Rows from a dataset of charts and code
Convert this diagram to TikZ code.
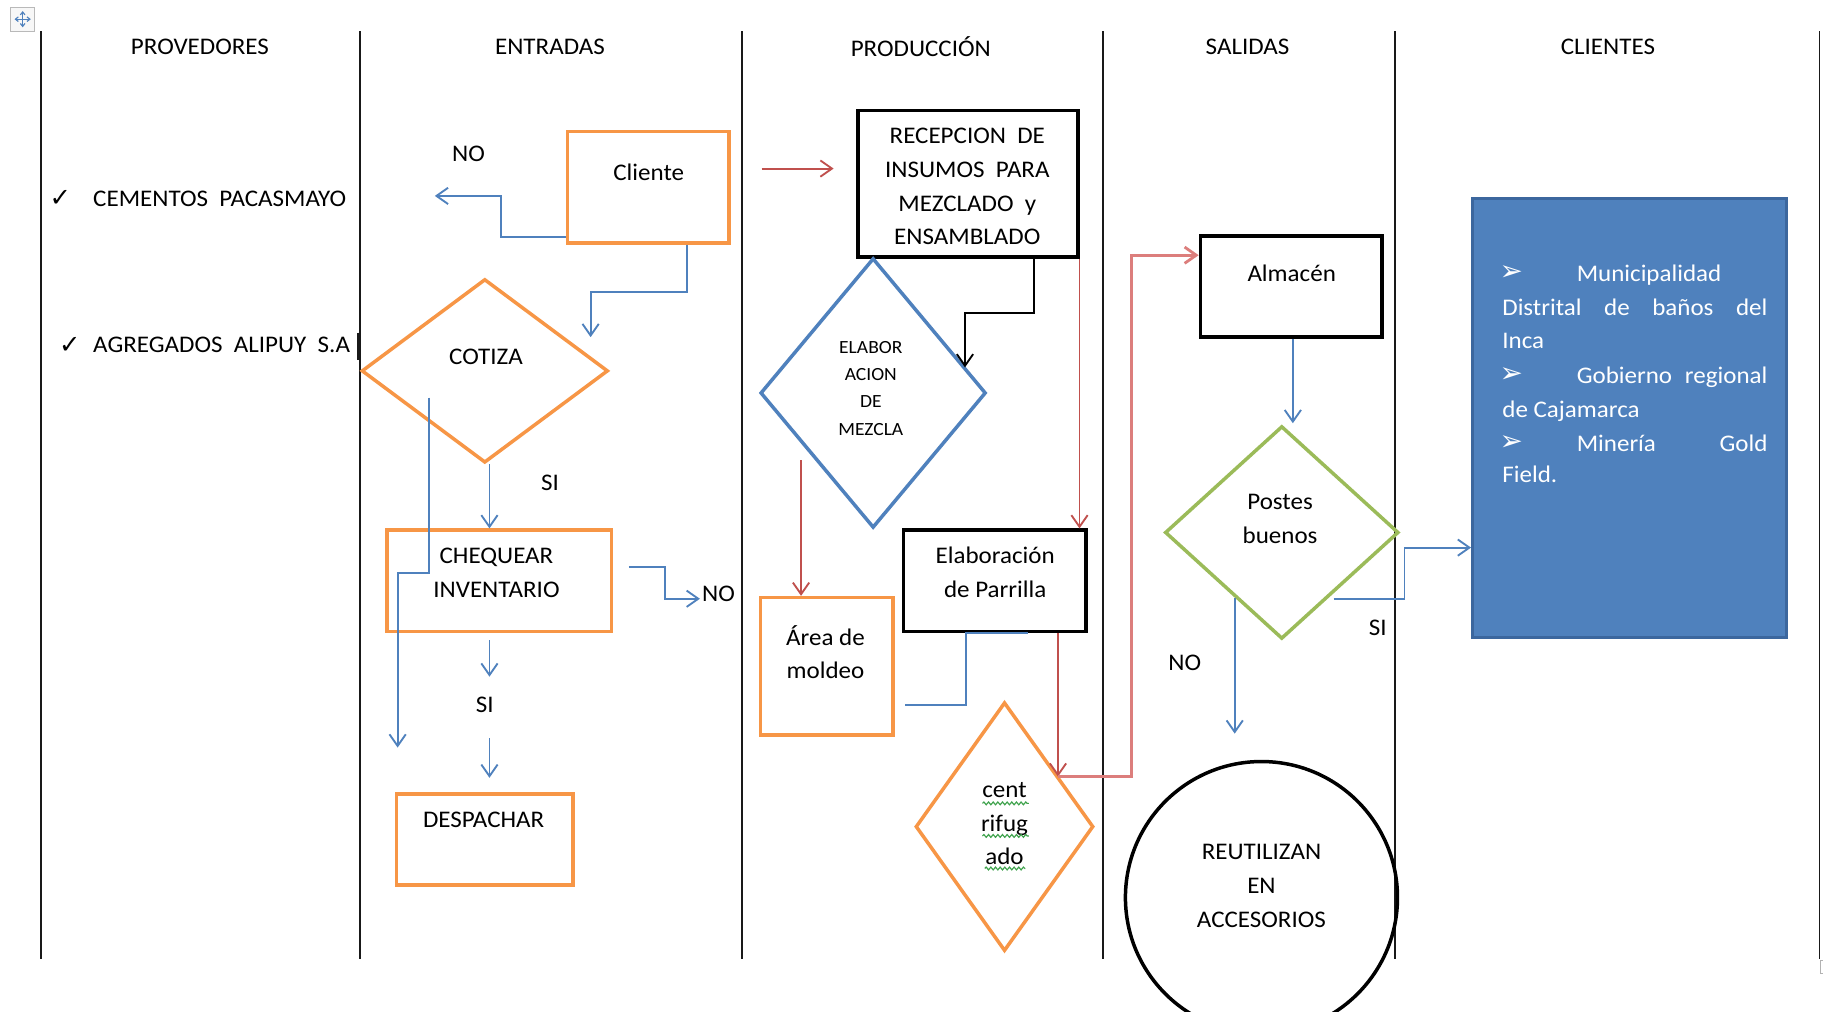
\documentclass[tikz,border=0pt]{standalone}
\usepackage{fontspec}
\setmainfont{Carlito}[FakeStretch=1.05]
\newfontfamily\symbolfont{DejaVu Sans}
\usetikzlibrary{arrows.meta,shapes.geometric,calc,decorations.pathmorphing}

\definecolor{flowblue}{HTML}{4F81BD}
\definecolor{flowboxedge}{HTML}{3C679E}
\definecolor{floworange}{HTML}{F79646}
\definecolor{flowgreen}{HTML}{9BBB59}
\definecolor{flowred}{HTML}{C0504D}
\definecolor{flowpink}{HTML}{DC7E7C}
\definecolor{spellgreen}{HTML}{3FA34D}

\begin{document}
\begin{tikzpicture}[x=1pt,y=-1pt,
  lane/.style={line width=1.6pt,black!90},
  txt/.style={font=\fontsize{20.5}{29}\selectfont,align=center,inner sep=0pt},
  smalltxt/.style={font=\fontsize{16}{23.5}\selectfont,align=center,inner sep=0pt},
  wtxt/.style={font=\fontsize{20.5}{29}\selectfont,inner sep=0pt,text=white,anchor=base west},
  bullet/.style={inner sep=0pt,text=white,font=\symbolfont\fontsize{24}{24}\selectfont},
  checkmark/.style={inner sep=0pt,font=\symbolfont\fontsize{22}{22}\selectfont},
  rbox/.style={draw,rectangle,inner sep=0pt,line width=3pt},
  obox/.style={rbox,draw=floworange},
  kbox/.style={rbox,draw=black},
  dbox/.style={draw,diamond,inner sep=0pt,line width=3pt},
  tip/.style={-{Straight Barb[length=10pt,width=14pt]}},
  bflow/.style={draw=flowblue,line width=1.6pt},
  rflow/.style={draw=flowred,line width=1.6pt},
  squiggle/.style={draw=spellgreen,line width=1pt,decorate,decoration={snake,amplitude=1.2pt,segment length=4pt}}
]
\useasboundingbox (0,0) rectangle (1568,870);
\fill[white] (0,0) rectangle (1568,870);
\clip (0,0) rectangle (1568,870);

% table move handle
\draw[gray!55,fill=gray!6,line width=0.8pt] (9,6) rectangle (30,27);
\draw[flowblue,line width=1pt,{Straight Barb[length=2.5pt,width=4pt]}-{Straight Barb[length=2.5pt,width=4pt]}] (12.5,16.5) -- (26.5,16.5);
\draw[flowblue,line width=1pt,{Straight Barb[length=2.5pt,width=4pt]}-{Straight Barb[length=2.5pt,width=4pt]}] (19.5,9.5) -- (19.5,23.5);

% swim-lane separators
\foreach \lx in {35,310,638,949,1200,1565}
  \draw[lane] (\lx,27) -- (\lx,825);
\draw[lane] (308,286) -- (308,310);
\draw[gray!60,line width=0.8pt] (1568,826) -- (1565.5,826) -- (1565.5,837) -- (1568,837);

% lane headers
\node[txt] (hprov) at (172,40) {PROVEDORES};
\node[txt] (hent)  at (473,40) {ENTRADAS};
\node[txt] (hprod) at (792,40) {PRODUCCIÓN};
\node[txt] (hsal)  at (1073,40) {SALIDAS};
\node[txt] (hcli)  at (1383,40) {CLIENTES};

% suppliers
\node[checkmark] (chk1) at (52,171) {✓};
\node[txt,anchor=west] (prov1) at (80,171) {CEMENTOS\ \ PACASMAYO};
\node[checkmark] (chk2) at (60,297) {✓};
\node[txt,anchor=west] (prov2) at (80,297) {AGREGADOS\ \ ALIPUY\ \ S.A};

% process shapes
\node[obox,minimum width=139pt,minimum height=96pt] (cliente) at (557.5,161) {};
\node[dbox,draw=floworange,minimum width=212pt,minimum height=158pt] (cotiza) at (417,319) {};
\node[obox,minimum width=193pt,minimum height=87pt] (chequear) at (429.5,499.5) {};
\node[obox,minimum width=152pt,minimum height=78pt] (despachar) at (417,722) {};
\node[kbox,minimum width=189pt,minimum height=126pt] (recepcion) at (832.5,158) {};
\node[dbox,draw=flowblue,minimum width=194pt,minimum height=232pt] (mezcla) at (751,338) {};
\node[obox,minimum width=114pt,minimum height=118pt] (moldeo) at (711,573) {};
\node[kbox,minimum width=157pt,minimum height=87pt] (parrilla) at (855.5,499.5) {};
\node[dbox,draw=floworange,minimum width=153pt,minimum height=214pt] (centrif) at (864,711) {};
\node[kbox,minimum width=156pt,minimum height=87pt] (almacen) at (1110.5,246.5) {};
\node[dbox,draw=flowgreen,minimum width=201pt,minimum height=183pt] (postes) at (1102.5,458) {};
\node[draw,circle,line width=3pt,minimum size=234pt,inner sep=0pt] (reutil) at (1085,772) {};
\node[draw=flowboxedge,fill=flowblue,line width=2.5pt,minimum width=270pt,minimum height=377pt,inner sep=0pt] (clientes) at (1401.5,359.5) {};

% connector end points
\coordinate (noend) at (374,168.5);
\coordinate (cotizain) at (508,290);
\coordinate (cotizaleft) at (369,342);
\coordinate (longend) at (342,643);
\coordinate (chqright) at (541,487.5);
\coordinate (chqno) at (602,515);
\coordinate (sia) at (421,550.5);
\coordinate (sib) at (421,582);
\coordinate (sic) at (421,635);
\coordinate (sid) at (421,669);
\coordinate (redin) at (655,145);
\coordinate (redout) at (717,145);
\coordinate (mezin) at (830,316);
\coordinate (mezout) at (689,396);
\coordinate (moldin) at (778,606.5);
\coordinate (cenin) at (910,668);
\coordinate (posin) at (1112,364);
\coordinate (posout) at (1147,515.5);
\coordinate (posno) at (1062,514);
\coordinate (reuin) at (1062,631);

% entradas connectors
\draw[bflow,tip] (cliente.west |- 0,204) -| (431,168.5) -- (noend);
\draw[bflow,tip] ($(cliente.south)+(33.5,0)$) |- (508,251) -- (cotizain);
\draw[bflow,tip] ($(cotiza.south)+(4,0)$) -- ($(chequear.north)+(-8.5,0)$);
\draw[bflow,tip] (cotizaleft) |- (342,492.5) -- (longend);
\draw[bflow,tip] (chqright) -| (572,515) -- (chqno);
\draw[bflow,tip] (sia) -- (sib);
\draw[bflow,tip] (sic) -- (sid);

% produccion connectors
\draw[rflow,tip] (redin) -- (redout);
\draw[line width=1.6pt,tip] ($(recepcion.south)+(56.5,0)$) |- (830,269) -- (mezin);
\draw[rflow,tip] (recepcion.south east) -- (recepcion.south east |- parrilla.north);
\draw[rflow,tip] (mezout) -- (mezout |- moldeo.north);
\draw[bflow] ($(parrilla.south)+(28.5,0)$) -- ($(parrilla.south)+(-24.5,0)$) |- (moldin);
\draw[rflow,tip] ($(parrilla.south)+(54.5,0)$) -- (cenin);
\draw[draw=flowpink,line width=2.4pt,tip] (cenin) -- (973,668) |- (almacen.west |- 0,219.5);

% salidas connectors
\draw[bflow,tip] ($(almacen.south)+(1.5,0)$) -- (posin);
\draw[bflow,tip] (posout) -| (1208,471) -- (clientes.west |- 0,471);
\draw[bflow,tip] (posno) -- (reuin);

% labels
\node[txt] (tcliente) at (558,148) {Cliente};
\node[txt] (tno1) at (403,132) {NO};
\node[txt] (tcotiza) at (418,307) {COTIZA};
\node[txt] (tsi1) at (473,415) {SI};
\node[txt] (tcheq) at (427,492.5) {CHEQUEAR\\INVENTARIO};
\node[txt] (tno2) at (618,511) {NO};
\node[txt] (tsi2) at (417,606) {SI};
\node[txt] (tdesp) at (416,705) {DESPACHAR};
\node[txt] (trecep) at (832,160.5) {RECEPCION\ \ DE\\INSUMOS\ \ PARA\\MEZCLADO\ \ y\\ENSAMBLADO};
\node[smalltxt] (tmezcla) at (749,334) {ELABOR\\ACION\\DE\\MEZCLA};
\node[txt] (tmoldeo) at (710,561) {Área de\\moldeo};
\node[txt] (tparr) at (856,492.5) {Elaboración\\de Parrilla};
\node[txt] (tcent) at (864,708.5) {cent\\rifug\\ado};
\draw[squiggle] (845,691) -- (885,691);
\draw[squiggle] (845,719) -- (885,719);
\draw[squiggle] (847,747) -- (882,747);
\node[txt] (talm) at (1111,235) {Almacén};
\node[txt] (tpostes) at (1101,446.5) {Postes\\buenos};
\node[txt] (tsi3) at (1185,540) {SI};
\node[txt] (tno3) at (1019,570) {NO};
\node[txt] (treut) at (1085,762) {REUTILIZAN\\EN\\ACCESORIOS};

% client list
\node[bullet] (b1) at (1300,235) {➢};
\node[wtxt] (c1) at (1356,242) {Municipalidad};
\node[wtxt] (c2) at (1292,271) {\hbox to 228pt{Distrital\hfill de\hfill baños\hfill del}};
\node[wtxt] (c3) at (1292,300) {Inca};
\node[bullet] (b2) at (1300,323) {➢};
\node[wtxt] (c4) at (1356,330) {\hbox to 164pt{Gobierno\hfill regional}};
\node[wtxt] (c5) at (1292,359) {de Cajamarca};
\node[bullet] (b3) at (1300,381) {➢};
\node[wtxt] (c6) at (1356,388) {\hbox to 164pt{Minería\hfill Gold}};
\node[wtxt] (c7) at (1292,415) {Field.};
\end{tikzpicture}
\end{document}
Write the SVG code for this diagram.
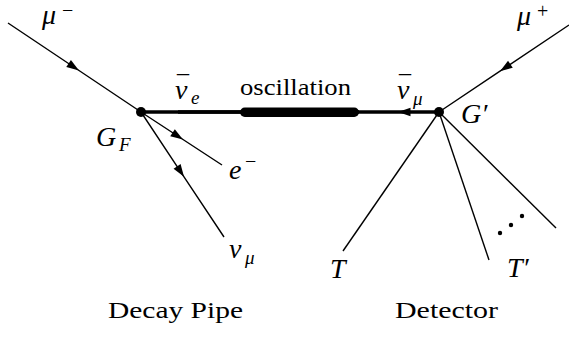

*Written task*: Find each line holding the string "this" and copy it out.

*Answer in full*:
Convert this diagram to TikZ code.
Write the SVG code for this diagram.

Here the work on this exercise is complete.